Встреча с индейцами шауи — именно так сами себя зовут чайяуита — была для меня глотком свежего воздуха после двух суток, которые я, простившись с Эквадором, до того момента успел провести в Перу. Я был уже по горло сыт общением с перуанцами-метисами — прямой противоположностью эквадорцам. Возможно, кто-то обвинит меня в предвзятости, но я раскаивался, что оставил по ту сторону границы кое-что из запасенных мною средств, которые в лесах на Востоке принято использовать для варварского глушения рыбы.
Добравшись до Юримагуаса, я поймал себя на том, что нещадно матерюсь на полудюжине языков, чего никогда не позволял себе ни в Эквадоре, ни в Боливии. Перуанцы, однако.
Я везунчик по жизни, и фортуна, как не раз прежде, улыбнулась мне и сейчас. Кто бы мог предположить, что полсотни патронов для дробовика шестнадцатого калибра, батарейки к фонарику и половина из нужного для скорого возвращения в верховья топлива были подарены одному из трех глав, или «вождей» общины индейцев-чайяуита на заваленной корявым топляком Реке Утренней звезды — Уиньюанаи, коим оказался Аро Кауаса.

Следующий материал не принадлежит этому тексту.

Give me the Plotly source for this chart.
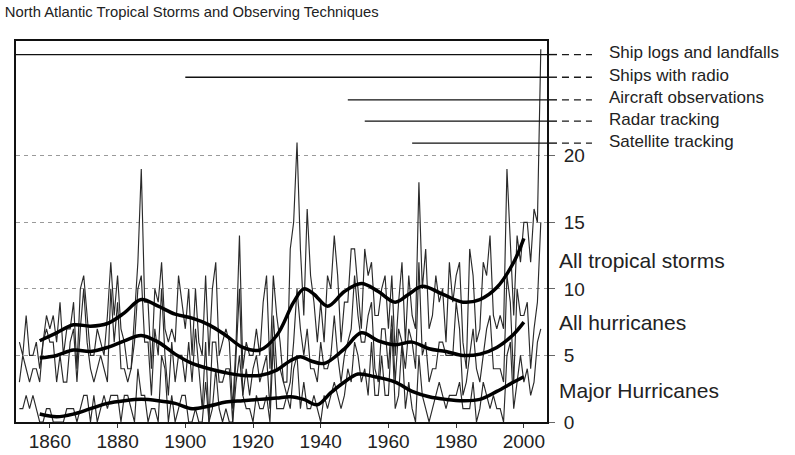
import plotly.graph_objects as go

# Annual counts of North Atlantic storms, 1851-2005
years = list(range(1851, 2006))

storms = [6, 5, 8, 5, 5, 6, 4, 6, 8, 7,
          8, 6, 9, 5, 7, 7, 9, 4, 10, 11,
          8, 5, 5, 7, 6, 5, 8, 12, 8, 11,
          7, 6, 4, 4, 8, 12, 19, 9, 9, 4,
          10, 9, 12, 7, 6, 7, 6, 11, 9, 7,
          10, 5, 10, 6, 5, 11, 5, 10, 12, 5,
          6, 7, 6, 1, 6, 14, 4, 6, 5, 5,
          7, 5, 9, 11, 4, 11, 8, 6, 3, 3,
          13, 15, 21, 13, 8, 16, 11, 9, 6, 9,
          6, 11, 10, 14, 11, 6, 9, 9, 13, 13,
          10, 7, 13, 11, 12, 8, 8, 10, 11, 7,
          11, 5, 9, 12, 6, 11, 8, 7, 18, 10,
          13, 7, 8, 11, 9, 10, 6, 12, 9, 11,
          12, 6, 4, 13, 11, 6, 7, 12, 11, 14,
          8, 7, 8, 7, 19, 13, 8, 14, 12, 15,
          15, 12, 16, 15, 28]

hurricanes = [3, 5, 4, 3, 4, 4, 3, 6, 7, 6,
              6, 3, 5, 3, 3, 6, 7, 3, 7, 10,
              6, 4, 3, 4, 5, 4, 3, 10, 6, 9,
              4, 4, 3, 4, 6, 10, 11, 6, 6, 2,
              7, 5, 10, 5, 2, 6, 3, 5, 5, 3,
              6, 3, 7, 4, 1, 6, 0, 6, 6, 3,
              3, 4, 4, 0, 5, 10, 2, 4, 2, 4,
              5, 3, 4, 5, 1, 8, 4, 4, 3, 2,
              3, 6, 10, 7, 5, 7, 4, 4, 3, 6,
              4, 4, 5, 8, 5, 3, 5, 6, 7, 11,
              8, 6, 6, 8, 9, 4, 3, 7, 7, 4,
              8, 3, 7, 6, 4, 7, 6, 4, 12, 5,
              6, 3, 4, 4, 6, 6, 5, 5, 5, 9,
              7, 2, 3, 5, 7, 4, 3, 5, 7, 8,
              4, 4, 4, 3, 11, 9, 3, 10, 8, 8,
              9, 4, 7, 9, 15]

major_hurricanes = [1, 1, 2, 1, 2, 1, 0, 0, 1, 1,
                    0, 0, 0, 0, 1, 1, 1, 0, 1, 2,
                    2, 0, 2, 0, 1, 2, 1, 2, 2, 2,
                    0, 2, 2, 1, 0, 4, 2, 2, 0, 1,
                    1, 0, 5, 4, 0, 2, 0, 1, 2, 2,
                    0, 0, 1, 0, 0, 3, 0, 1, 4, 1,
                    0, 1, 0, 0, 3, 5, 2, 1, 1, 0,
                    2, 1, 1, 2, 0, 6, 1, 1, 1, 2,
                    1, 4, 5, 1, 3, 1, 1, 2, 1, 0,
                    2, 1, 2, 3, 2, 1, 2, 4, 3, 6,
                    5, 3, 4, 2, 6, 2, 2, 5, 2, 2,
                    7, 1, 2, 6, 1, 3, 1, 0, 5, 2,
                    1, 0, 1, 2, 3, 2, 1, 2, 2, 2,
                    3, 1, 1, 1, 3, 0, 1, 3, 2, 1,
                    2, 1, 1, 0, 5, 6, 1, 3, 5, 3,
                    4, 2, 3, 6, 7]

# Smoothed (low-pass) curves of the three series
storms_smooth_years = [1857, 1862, 1867, 1872, 1877, 1882, 1887, 1892, 1897, 1902,
                       1907, 1912, 1917, 1922, 1927, 1932, 1935, 1938, 1942, 1947,
                       1952, 1957, 1962, 1966, 1970, 1976, 1982, 1987, 1992, 1997, 2000]
storms_smooth = [6.1, 6.7, 7.3, 7.2, 7.4, 8.2, 9.2, 8.7, 8.1, 7.8,
                 7.3, 6.5, 5.6, 5.4, 6.5, 9.0, 10.0, 9.6, 8.7, 9.8,
                 10.4, 9.8, 9.0, 9.6, 10.2, 9.6, 9.0, 9.2, 10.1, 12.0, 13.8]

hurr_smooth_years = [1857, 1862, 1867, 1872, 1877, 1882, 1887, 1892, 1897, 1902,
                     1907, 1912, 1917, 1922, 1927, 1931, 1934, 1937, 1941, 1947,
                     1952, 1957, 1962, 1967, 1972, 1977, 1982, 1987, 1992, 1997, 2000]
hurr_smooth = [4.8, 5.0, 5.4, 5.3, 5.6, 6.1, 6.5, 6.0, 5.1, 4.4,
               4.0, 3.7, 3.5, 3.5, 3.9, 4.6, 4.9, 4.6, 4.4, 5.5,
               6.7, 6.1, 5.8, 6.0, 5.5, 5.3, 5.0, 5.1, 5.6, 6.6, 7.5]

major_smooth_years = [1857, 1862, 1867, 1872, 1877, 1882, 1887, 1892, 1897, 1902,
                      1907, 1912, 1917, 1922, 1927, 1931, 1935, 1939, 1943, 1947,
                      1951, 1956, 1962, 1967, 1972, 1977, 1982, 1987, 1992, 1997, 2000]
major_smooth = [0.6, 0.4, 0.6, 1.0, 1.4, 1.6, 1.7, 1.6, 1.4, 1.0,
                1.2, 1.5, 1.6, 1.7, 1.8, 1.9, 1.7, 1.3, 2.2, 3.0,
                3.6, 3.4, 3.0, 2.3, 1.9, 1.7, 1.6, 1.7, 2.3, 3.0, 3.4]

# Observing techniques: start year and label
technique_names = ["Ship logs and landfalls", "Ships with radio", "Aircraft observations",
                   "Radar tracking", "Satellite tracking"]
technique_start = [1850, 1900, 1948, 1953, 1967]
technique_level = [27.6, 25.9, 24.2, 22.6, 20.95]

series_labels = ["All tropical storms", "All hurricanes", "Major Hurricanes"]
series_label_y = [12.15, 7.5, 2.4]

y_ticks = [0, 5, 10, 15, 20]
x_ticks = [1860, 1880, 1900, 1920, 1940, 1960, 1980, 2000]

X_MAX = 2006.83
Y_MAX = 28.62
FONT = "Liberation Sans, Arial, Helvetica"

fig = go.Figure()

thin = dict(color="#2a2a2a", width=1.15)
for ys in (storms, hurricanes, major_hurricanes):
    fig.add_trace(go.Scatter(x=years, y=ys, mode="lines", line=thin,
                             hoverinfo="skip", showlegend=False))

thick = dict(color="#000000", width=3.5, shape="spline", smoothing=1.0)
for xs, ys in ((storms_smooth_years, storms_smooth),
               (hurr_smooth_years, hurr_smooth),
               (major_smooth_years, major_smooth)):
    fig.add_trace(go.Scatter(x=xs, y=ys, mode="lines", line=thick,
                             hoverinfo="skip", showlegend=False))

shapes = []
annotations = []
for name, start, lvl in zip(technique_names, technique_start, technique_level):
    # solid bar from the first year of the technique to the right edge
    shapes.append(dict(type="line", xref="x", yref="y", x0=start, x1=X_MAX,
                       y0=lvl, y1=lvl, line=dict(color="#111111", width=1.4)))
    shapes.append(dict(type="line", xref="paper", yref="y", x0=1.0, x1=1.0188,
                       y0=lvl, y1=lvl, line=dict(color="#111111", width=1.4)))
    # dashed leader to the label
    shapes.append(dict(type="line", xref="paper", yref="y", x0=1.0282, x1=1.0847,
                       y0=lvl, y1=lvl,
                       line=dict(color="#1a1a1a", width=1.4, dash="7px,5px")))
    annotations.append(dict(text=name, xref="paper", yref="y", x=1.113, y=lvl,
                            xanchor="left", yanchor="middle", yshift=2,
                            showarrow=False,
                            font=dict(family=FONT, size=17, color="#222222")))

for name, yv in zip(series_labels, series_label_y):
    annotations.append(dict(text=name, xref="paper", yref="y", x=1.0188, y=yv,
                            xanchor="left", yanchor="middle", showarrow=False,
                            font=dict(family=FONT, size=21, color="#222222")))

fig.update_layout(
    width=795, height=455,
    margin=dict(l=16, r=248, t=41, b=33, pad=0, autoexpand=False),
    paper_bgcolor="white", plot_bgcolor="white",
    font=dict(family=FONT, color="#222222"),
    title=dict(text="North Atlantic Tropical Storms and Observing Techniques",
               x=0.006, xanchor="left", y=0.974, yanchor="middle",
               font=dict(size=14.8, color="#222222")),
    shapes=shapes, annotations=annotations,
    xaxis=dict(range=[1850, X_MAX], tickvals=x_ticks, ticks="outside", ticklen=4,
               tickcolor="#333333", showgrid=False, zeroline=False, automargin=False,
               ticklabelstandoff=-3,
               showline=True, linecolor="#111111", linewidth=2, mirror=True,
               tickfont=dict(size=19, color="#222222")),
    yaxis=dict(range=[0, Y_MAX], side="right", tickvals=y_ticks, ticks="outside",
               ticklen=6, tickcolor="#666666", ticklabelstandoff=5, automargin=False,
               showgrid=True, gridcolor="#9a9a9a", gridwidth=1, griddash="4px,4px",
               zeroline=False, showline=True, linecolor="#111111", linewidth=2,
               mirror=True, tickfont=dict(size=19, color="#222222")),
)

fig.write_html("out.html")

Быть может, завоевать расположение чайяуита помогло мое лицо, разукрашенное черным соком уиту, которым я обязан старым добрым эквадорским друзьям из лесов над Бобонасой. Жена одного из них начертила на нем древний мужской рисунок-«кингу» своих предков — индейцев ныне исчезнувшего племени гайя. Тонкие двойные линии шли от мочек ушей наискосок к уголкам губ, затем, образуя треугольник, соединялись на подбородке; верхнюю часть моего лица также украшала чуть более широкая двойная линия с зигзагом, проходившая от одной скулы до другой через нос.